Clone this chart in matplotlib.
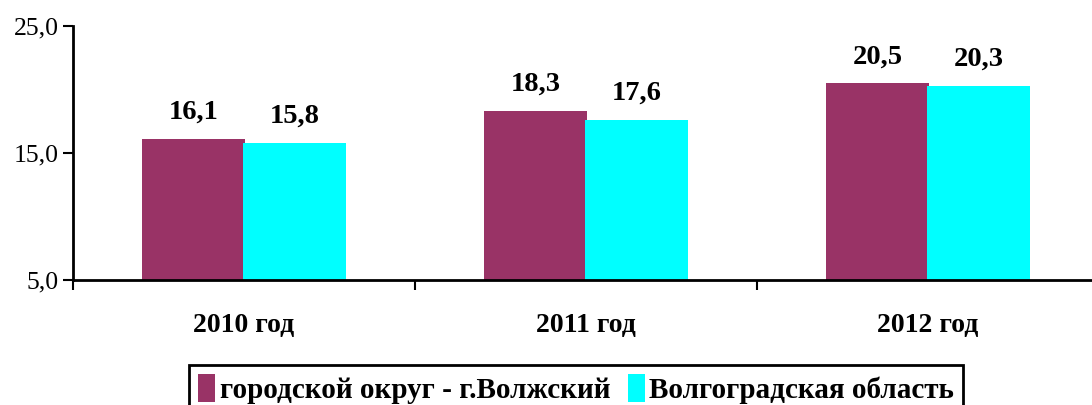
import numpy as np
import matplotlib.pyplot as plt
from matplotlib.patches import Patch

# данные
years = ["2010 год", "2011 год", "2012 год"]
volzhsky = [16.1, 18.3, 20.5]
oblast = [15.8, 17.6, 20.3]
series_names = ["городской округ - г.Волжский", "Волгоградская область"]
y_ticks = [5.0, 15.0, 25.0]

plt.rcParams['font.family'] = ['Liberation Serif', 'DejaVu Serif']

fig = plt.figure(figsize=(10.92, 4.05), dpi=100)
ax = fig.add_axes([73 / 1092, 1 - 280 / 405, 1026 / 1092, 254 / 405])

x = np.arange(len(years)) + 0.5
w = 0.3
b1 = ax.bar(x - w / 2 + 0.003, np.array(volzhsky) - 5, w, bottom=5, color="#993366")
b2 = ax.bar(x + w / 2 - 0.003, np.array(oblast) - 5, w, bottom=5, color="#00FFFF")

for bars, vals in ((b1, volzhsky), (b2, oblast)):
    for bar, v in zip(bars, vals):
        ax.text(bar.get_x() + bar.get_width() / 2, v + 1.1, f"{v:.1f}".replace(".", ","),
                ha="center", va="bottom", fontsize=20.5, fontweight="bold")

ax.set_xlim(0, 3)
ax.set_ylim(5, 25)
ax.set_yticks(y_ticks)
ax.set_yticklabels([f"{t:.1f}".replace(".", ",") for t in y_ticks], fontsize=18.5)
ax.set_xticks([0, 1, 2, 3])
ax.set_xticklabels([])
ax.set_xticks(x, minor=True)
ax.set_xticklabels(years, minor=True, fontsize=20, fontweight="bold")
ax.tick_params(axis="x", which="minor", length=0, pad=24)
ax.tick_params(axis="x", which="major", length=7, width=1.5, direction="out")
ax.tick_params(axis="y", length=7, width=1.5, direction="out", pad=3)

for s in ("top", "right"):
    ax.spines[s].set_visible(False)
for s in ("left", "bottom"):
    ax.spines[s].set_linewidth(2)

handles = [Patch(facecolor="#993366"), Patch(facecolor="#00FFFF")]
leg = fig.legend(handles, series_names, loc="upper center", bbox_to_anchor=(576 / 1092, 1 - 365 / 405),
                 ncol=2, frameon=True, fancybox=False, edgecolor="black", framealpha=1,
                 prop={"size": 21, "weight": "bold"}, handlelength=0.6, handleheight=1.1,
                 handletextpad=0.15, columnspacing=0.6, borderpad=0.3, borderaxespad=0)
leg.get_frame().set_linewidth(2)

fig.savefig("out.png", dpi=100)
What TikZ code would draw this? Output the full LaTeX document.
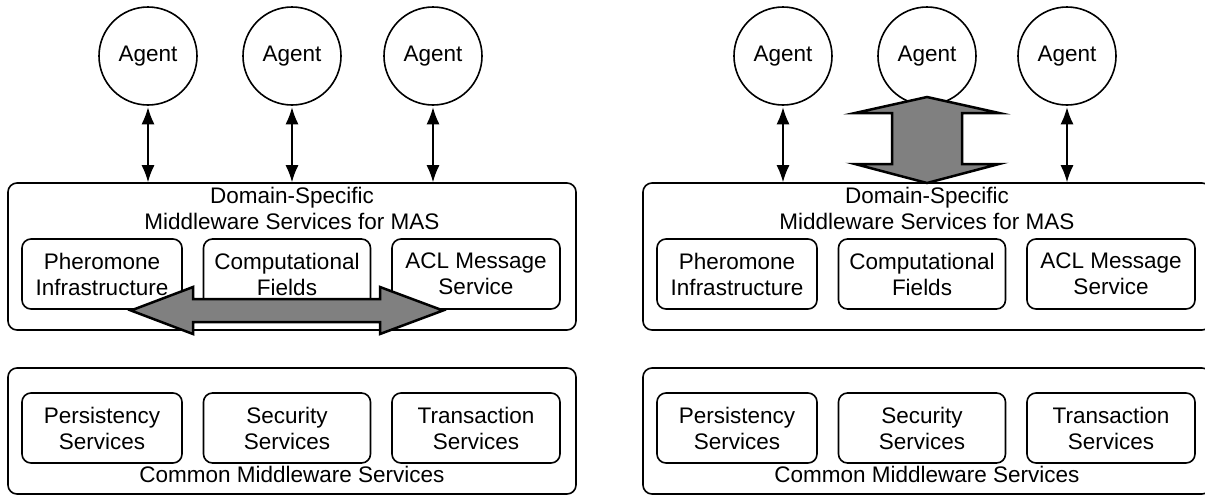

• _WHAT IS BEING ASKED_:
Copy nothing but the lines from the top of the material through the line holding "from matplotlib.patches import Patch", exactly as written; omit pictures.

• _COMPLETED TASK_:
Clone this chart in matplotlib.
import numpy as np
import matplotlib.pyplot as plt
from matplotlib.patches import Patch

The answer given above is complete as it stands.